Micro Multiobjective Evolutionary Algorithm With Piecewise Strategy for Embedded-Processor-Based Industrial Optimization

In some industrial applications, it is required to do off-line multiobjective optimization in embedded systems. Due to their limited computing and memory capability, embedded processor may not be able to run conventional multiobjective optimization evolutionary algorithms (MOEAs). This article proposes a micro MOEA with piecewise strategy (\mu MOEA) for industrial optimization in embedded processor. \mu MOEA introduces an improved piecewise strategy based on the MOEA/D framework, which serially optimizes subclusters to be compatible with embedded processor under limited computing power. For the purpose of further enhancing \mu MOEA, a dynamic and flexible weight vector update trigger mechanism is proposed, so that the algorithm can save and utilize the computing resources of the embedded processor as much as possible.

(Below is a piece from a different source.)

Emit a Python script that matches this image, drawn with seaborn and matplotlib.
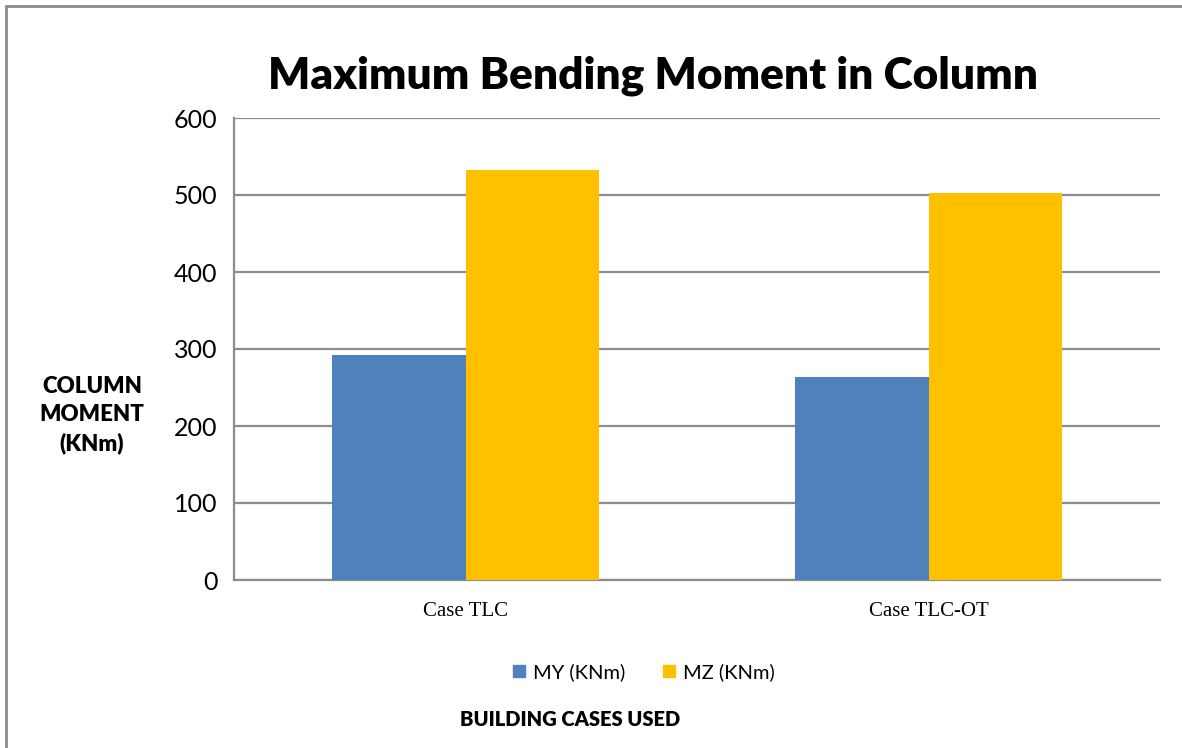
import matplotlib
matplotlib.use("Agg")
import matplotlib.pyplot as plt
from matplotlib.lines import Line2D
import pandas as pd
import seaborn as sns

# chart data
cases = ["Case TLC", "Case TLC-OT"]
series = ["MY (KNm)", "MZ (KNm)"]
my_values = [292, 263]
mz_values = [532, 502]
colors = ["#4F81BD", "#FFC000"]

df = pd.DataFrame({
    "case": cases * 2,
    "series": [series[0]] * 2 + [series[1]] * 2,
    "moment": my_values + mz_values,
})

sns.set_theme(style="white")
plt.rcParams["font.family"] = ["Lato", "DejaVu Sans"]
plt.rcParams["text.color"] = "black"
plt.rcParams["xtick.color"] = "black"
plt.rcParams["ytick.color"] = "black"

fig = plt.figure(figsize=(11.82, 7.48), dpi=100)
ax = fig.add_axes([234 / 1182, 1 - 580 / 748, (1160 - 234) / 1182, (580 - 118) / 748])

sns.barplot(data=df, x="case", y="moment", hue="series", palette=colors,
            width=0.575, saturation=1, ax=ax, legend=False, zorder=3,
            linewidth=0)

ax.set_ylim(0, 600)
ax.set_yticks(range(0, 601, 100))
ax.grid(axis="y", color="#8c8c8c", linewidth=1.6, zorder=0)
ax.set_axisbelow(True)
for s in ["top", "right"]:
    ax.spines[s].set_visible(False)
for s in ["left", "bottom"]:
    ax.spines[s].set_color("#8c8c8c")
    ax.spines[s].set_linewidth(1.6)
ax.tick_params(axis="both", length=0)
ax.tick_params(axis="y", labelsize=18, pad=12, labelcolor="black")
ax.tick_params(axis="x", pad=16, labelcolor="black")
for lbl in ax.get_xticklabels():
    lbl.set_fontfamily("Liberation Serif")
    lbl.set_fontsize(15)
ax.set_xlabel("")
ax.set_ylabel("")

fig.text(653 / 1182, 1 - 76 / 748, "Maximum Bending Moment in Column",
         ha="center", va="center", fontsize=31.8, fontweight="heavy", color="black")
fig.text(92 / 1182, 1 - 415 / 748, "COLUMN\nMOMENT\n(KNm)", ha="center",
         va="center", fontsize=16, fontweight="heavy", linespacing=1.4, color="black")
fig.text(570 / 1182, 1 - 719 / 748, "BUILDING CASES USED", ha="center",
         va="center", fontsize=14.5, fontweight="heavy", color="black")

handles = [plt.Rectangle((0, 0), 1, 1, color=c) for c in colors]
fig.legend(handles, series, loc="center", bbox_to_anchor=(644 / 1182, 1 - 672 / 748),
           ncol=2, frameon=False, fontsize=14.5, handlelength=0.58, handleheight=0.58,
           handletextpad=0.4, columnspacing=1.9, labelcolor="black")

# outer chart border (only top and left visible in the crop)
fig.add_artist(Line2D([6 / 1182, 6 / 1182], [0, 1 - 6 / 748], transform=fig.transFigure,
                      color="#8c8c8c", linewidth=2))
fig.add_artist(Line2D([6 / 1182, 1], [1 - 6 / 748, 1 - 6 / 748], transform=fig.transFigure,
                      color="#8c8c8c", linewidth=2))

fig.savefig("out.png", dpi=100)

Abundant artificial test problems are carrying out to test the performance of \mu MOEA. Through various experiments, it can be found that \mu MOEA has outstanding performance in ZDT, DTLZ, SMOP, and MaF problems. Last and most importantly, \mu MOEA is successfully applied to two specific application scenarios of industrial optimization on embedded processor for simulation, such as two different types of semi-autogenous grinding optimization problems and micro-grid energy optimization problem, which prove the feasibility of applying MOEA to embedded processor.